Mithila Lalit Sangrahalaya
- Former name: Mithila Lalit Sangrahalaya Sah Shodh Sansthan (English translation: Mithila Lalit Museum cum Research Institute)
- Established: 1975
- Location: Saurath village, Madhubani
- Type: Culture and art museum
- Founder: Villagers of Saurath
- Owner: Government of Bihar

= Mithila Lalit Sangrahalaya =

Cultural heritage museum in Mithila

Mithila Lalit Sangrahalaya (Maithili: मिथिला ललित संग्रहालय) is a museum at Saurath village near the outskirts of the Madhubani city in the Mithila region of Bihar in India.

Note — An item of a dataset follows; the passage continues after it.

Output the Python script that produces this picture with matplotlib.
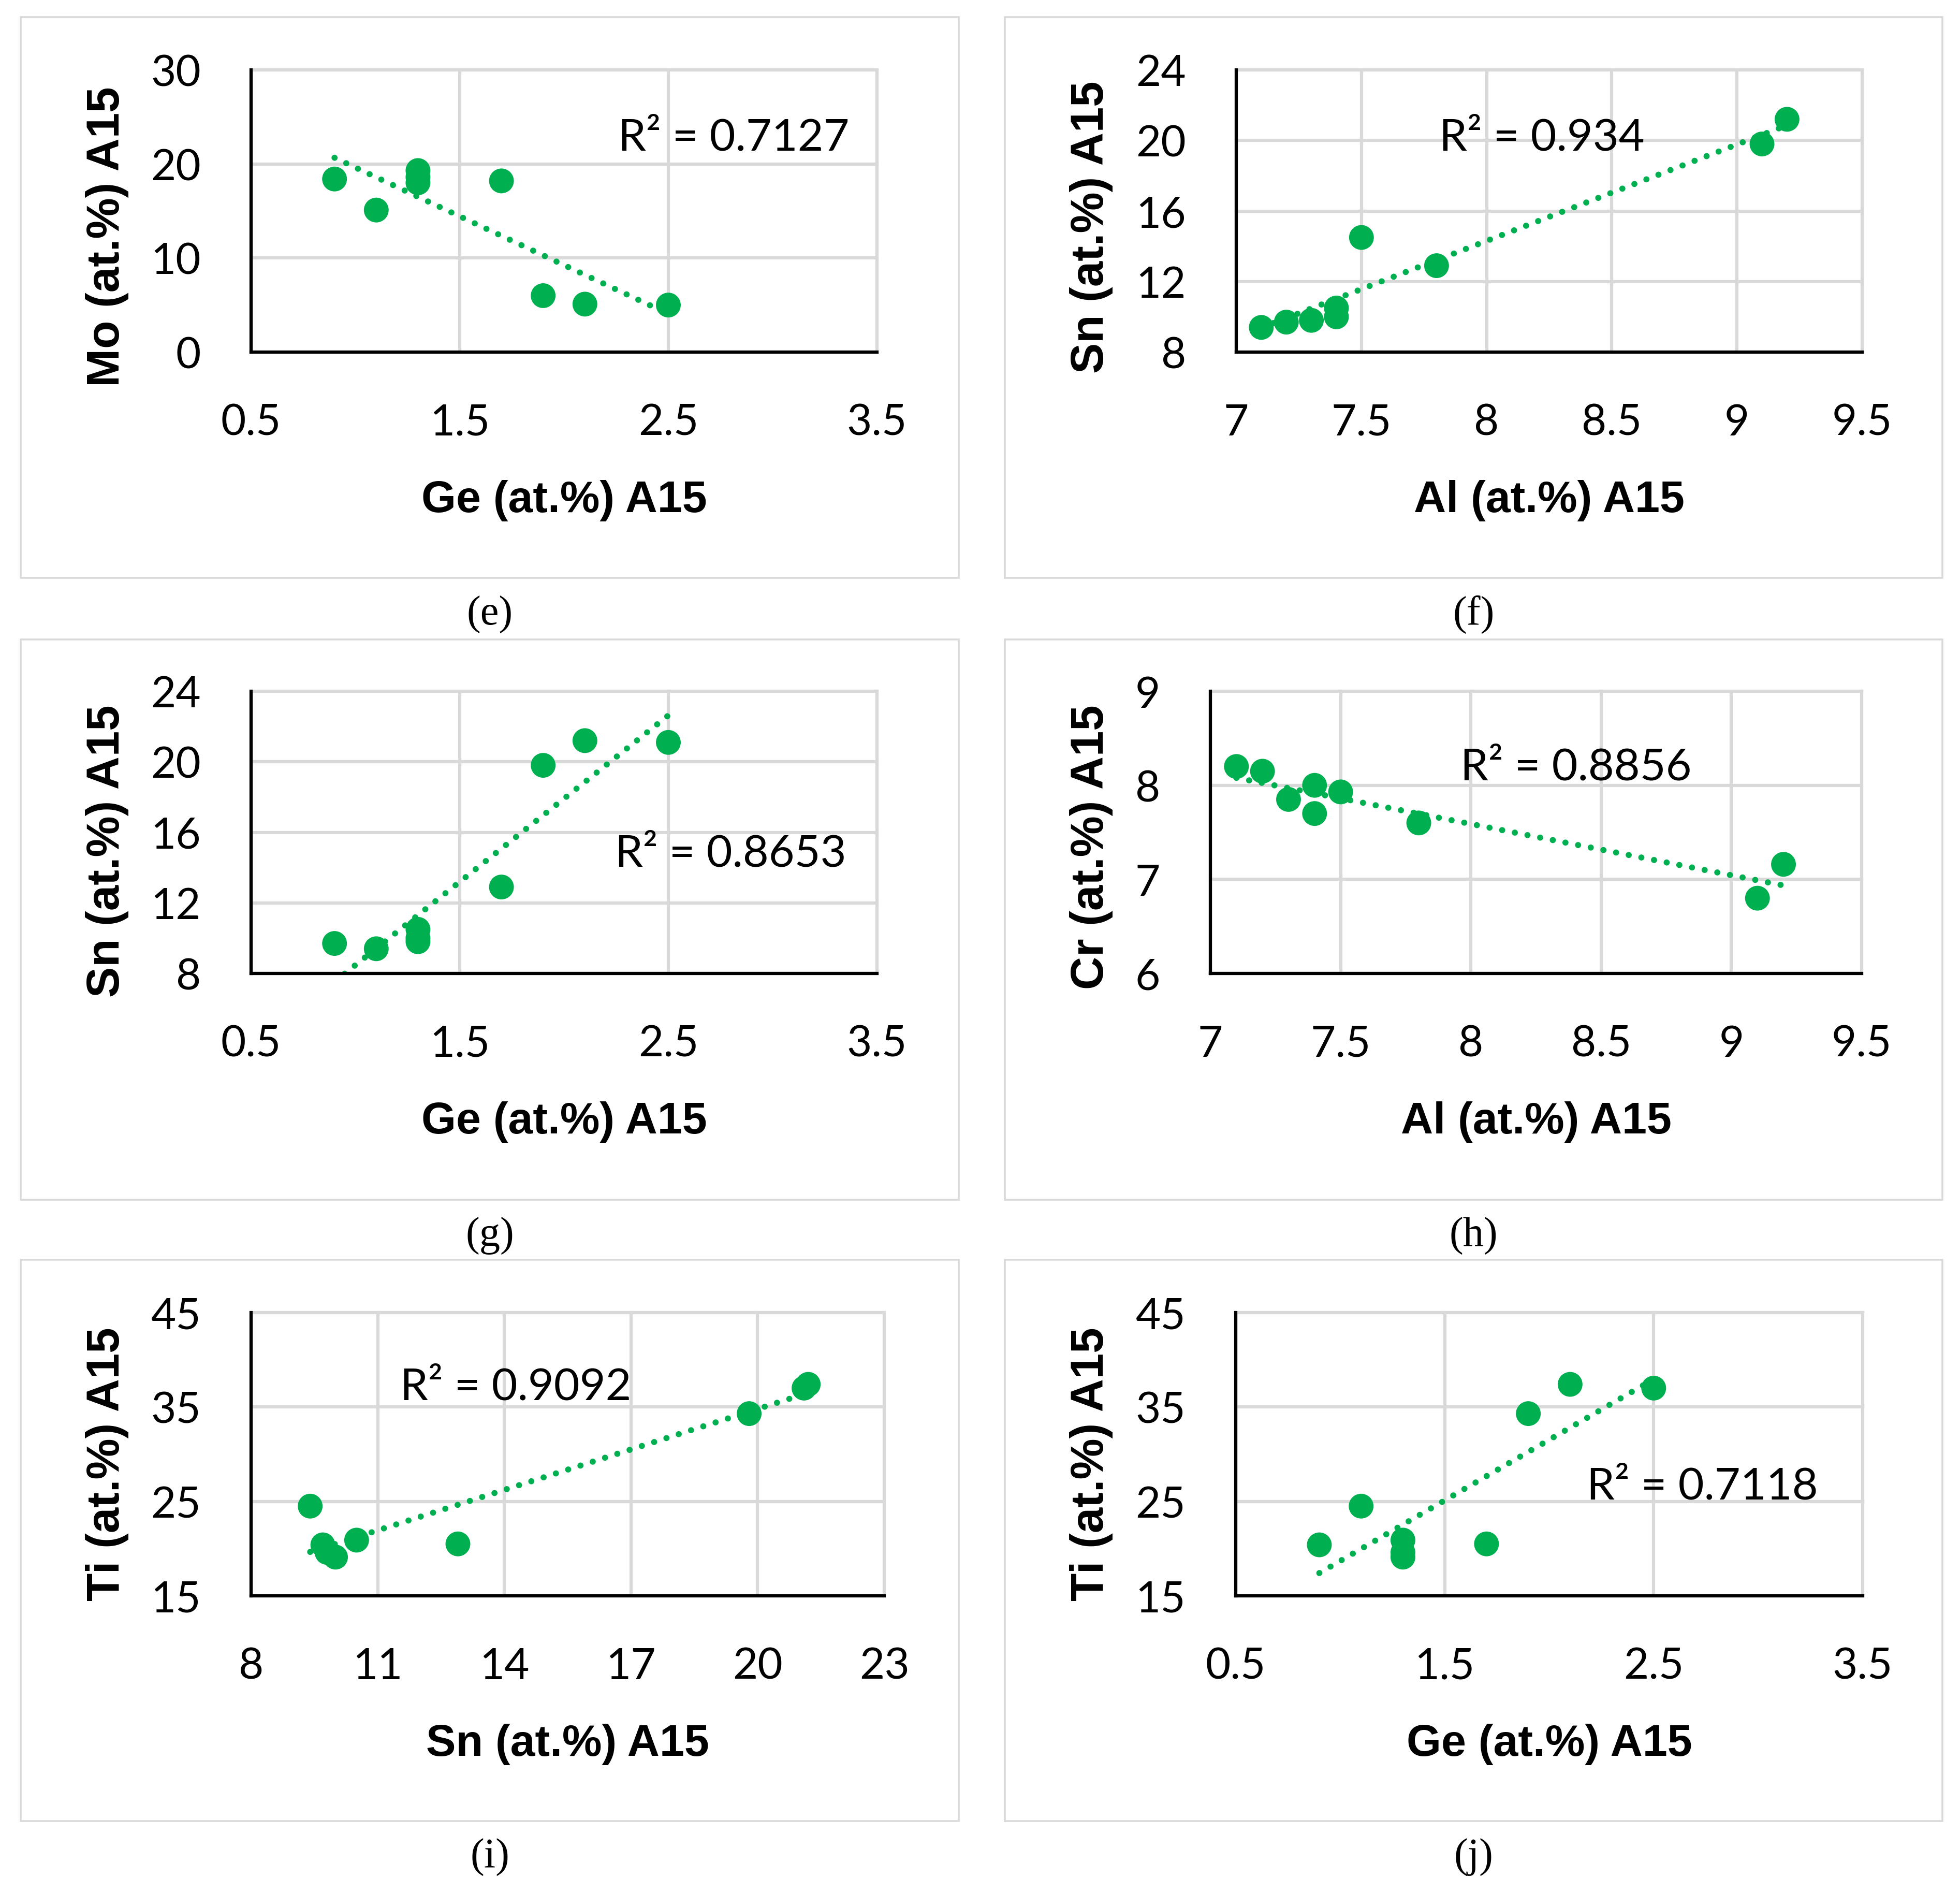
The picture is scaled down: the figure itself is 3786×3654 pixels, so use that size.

It is also known as Mithila Lalit Sangrahalaya Sah Shodh Sansthan that translates to Mithila Lalit Museum cum Research Institute. It was established in the year 1975 by the corporation of the local people in the village. It is a government museum. It holds several rare manuscripts, antiquity and artworks related to the cultural heritage of the Mithila region.

== History ==
The Mithila Lalit Sangrahalaya was established by the efforts of the local residents at Saurath village in 1975. Initially, it was a two-room museum. In 1982, it was acquired by the Department of Art, Culture and Youth Development of the Bihar Government in India. In the year 2019, the Chief Minister Nitish Kumar laid the foundation stone of the new building of the museum.